In the first row at the top, the solid green horizontal line shows the average of the heights of all the individual students across all 32 individual measurements. The rightmost section shows the average height and also shows the maximum height and the minimum height for this sample of all students.

In the second part, we first calculate the average height of each classroom separately e.g. instead of looking at each yellow bar separately, we are now only looking at the single green line across those yellow bars that represents the average height of that classroom. And we do that for each cluster of colors. So now we only have 8 measurements that reflect the average height of each classroom. Taking an average of those 8 averages results in the exact same average height. However, the variance in this sample is much lower i.e. it’s more likely that the tallest kid in a class gets balanced out by other short kids in a class so the average height of a classroom will show less variation than the average height of the kids individually.

Also, a large classroom is always closer to the mean than the average height of smaller classrooms which will have more outliers as it’s easy for a single tall student to throw off the average of a small classroom. But in a large class room, a single tall student has less impact on the average height.

The third section shows that distribution. Classrooms with the tallest average height tends to be smaller classrooms. Similarly, classrooms with the shortest average height also tend to be the smaller classrooms.

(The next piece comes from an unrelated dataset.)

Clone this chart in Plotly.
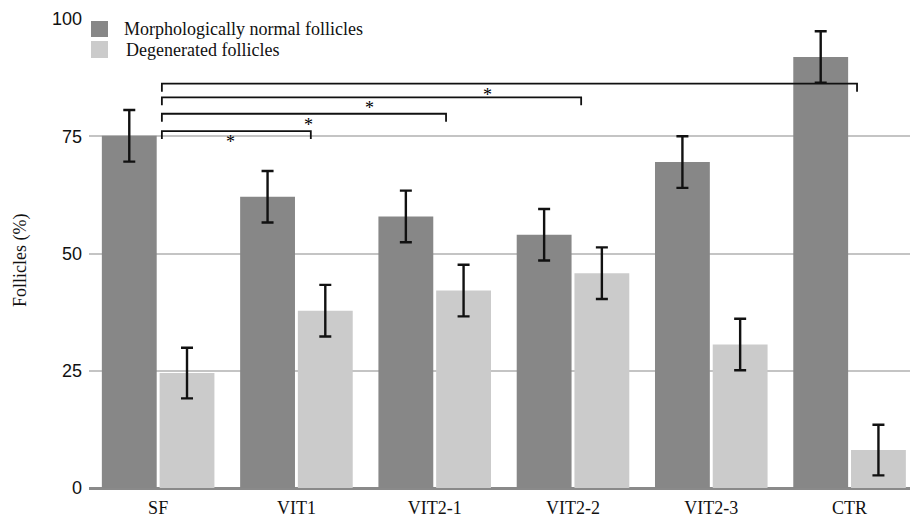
import plotly.graph_objects as go

categories = ["SF", "VIT1", "VIT2-1", "VIT2-2", "VIT2-3", "CTR"]
normal = [75.1, 62.1, 57.9, 54.0, 69.5, 91.9]
normal_err = [5.5, 5.5, 5.5, 5.5, 5.5, 5.5]
degenerated = [24.5, 37.8, 42.1, 45.8, 30.6, 8.1]
degenerated_err = [5.4, 5.5, 5.5, 5.5, 5.5, 5.4]
series_names = ["Morphologically normal follicles", "Degenerated follicles"]
y_ticks = [0, 25, 50, 75, 100]

# significance brackets: (left x, right x, y level, star x)
brackets = [
    (0.027, 1.104, 76.1, 0.52),
    (0.027, 2.082, 79.8, 1.09),
    (0.027, 3.059, 83.3, 1.526),
    (0.027, 5.054, 86.2, 2.38),
]

DARK = "#878787"
LIGHT = "#cbcbcb"
SERIF = "Liberation Serif, Times New Roman, serif"
SANS = "Liberation Sans, Arial, Helvetica, sans-serif"

W, H = 910, 518
L, R, T, B = 89, 0, 19, 30
PW, PH = W - L - R, H - T - B


def px(x):
    return (x - L) / PW


def py(y):
    return (H - B - y) / PH


err_style = dict(type="data", visible=True, color="#111111", thickness=2.4, width=6)

fig = go.Figure()
fig.add_trace(go.Bar(
    x=categories, y=normal, name=series_names[0], marker=dict(color=DARK, line=dict(width=0)),
    error_y=dict(array=normal_err, **err_style), showlegend=False,
))
fig.add_trace(go.Bar(
    x=categories, y=degenerated, name=series_names[1], marker=dict(color=LIGHT, line=dict(width=0)),
    error_y=dict(array=degenerated_err, **err_style), showlegend=False,
))

shapes = []
annotations = []
tick = 1.7
for x0, x1, yv, xs in brackets:
    shapes.append(dict(
        type="path", xref="x", yref="y",
        path=f"M {x0},{yv - tick} L {x0},{yv} L {x1},{yv} L {x1},{yv - tick}",
        line=dict(color="#111111", width=1.8),
    ))
    annotations.append(dict(
        x=xs, y=yv, xref="x", yref="y", text="*", showarrow=False,
        xanchor="center", yanchor="top", yshift=1,
        font=dict(family=SERIF, size=18, color="#000000"),
    ))

# custom legend
leg = [(21, 37, DARK, series_names[0], 122), (41, 58, LIGHT, series_names[1], 124)]
for y0, y1, col, name, tx in leg:
    shapes.append(dict(
        type="rect", xref="paper", yref="paper",
        x0=px(91), x1=px(108), y0=py(y1), y1=py(y0),
        fillcolor=col, line=dict(width=0), layer="above",
    ))
    annotations.append(dict(
        x=px(tx), y=py((y0 + y1) / 2), xref="paper", yref="paper", text=name,
        showarrow=False, xanchor="left", yanchor="middle",
        font=dict(family=SERIF, size=18, color="#111111"),
    ))

annotations.append(dict(
    x=0, y=py(261), xref="paper", yref="paper", text="Follicles (%)",
    textangle=-90, showarrow=False, xanchor="center", yanchor="middle", xshift=-(L - 20),
    font=dict(family=SERIF, size=18, color="#111111"),
))

fig.update_layout(
    width=W, height=H,
    margin=dict(l=L, r=R, t=T, b=B, pad=0),
    paper_bgcolor="white", plot_bgcolor="white",
    barmode="group", bargap=0.165, bargroupgap=0.05,
    shapes=shapes, annotations=annotations,
    showlegend=False,
    xaxis=dict(
        type="category", range=[-0.5, 5.437], showgrid=False,
        showline=False, ticks="", zeroline=False,
        tickfont=dict(family=SERIF, size=18, color="#111111"),
        ticklabelstandoff=7,
    ),
    yaxis=dict(
        range=[0, 100], tickvals=y_ticks, showgrid=True, gridcolor="#c4c4c4", gridwidth=1.8,
        zeroline=True, zerolinecolor="#8a8a8a", zerolinewidth=2.5,
        showline=False, ticks="",
        tickfont=dict(family=SANS, size=18, color="#111111"),
        ticklabelstandoff=6,
    ),
)

fig.write_html("out.html")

It would be erronous to just look at the top of the distribution and conclude that smaller classrooms have taller students compared to large classrooms. However, now replace height with grades. And that’s exactly the premise of the “small schools” movement. Without understanding the underlying real world distribution of data and how sample sizes affect variance, small school lobbying centers around the belief that small schools have better grades. This is true. But due to statistics and how data is distributed and measured. Not because small schools actually do something different. Also, the worst performing schools are also small schools by the same distribution.

Understanding this relationship between sample sizes and variances observed in them is very important when making sense of data. Yet, the chapter states, many examples of large policy decisions have been made by incorrect understanding of the datasets or by looking at just one side of the distribution.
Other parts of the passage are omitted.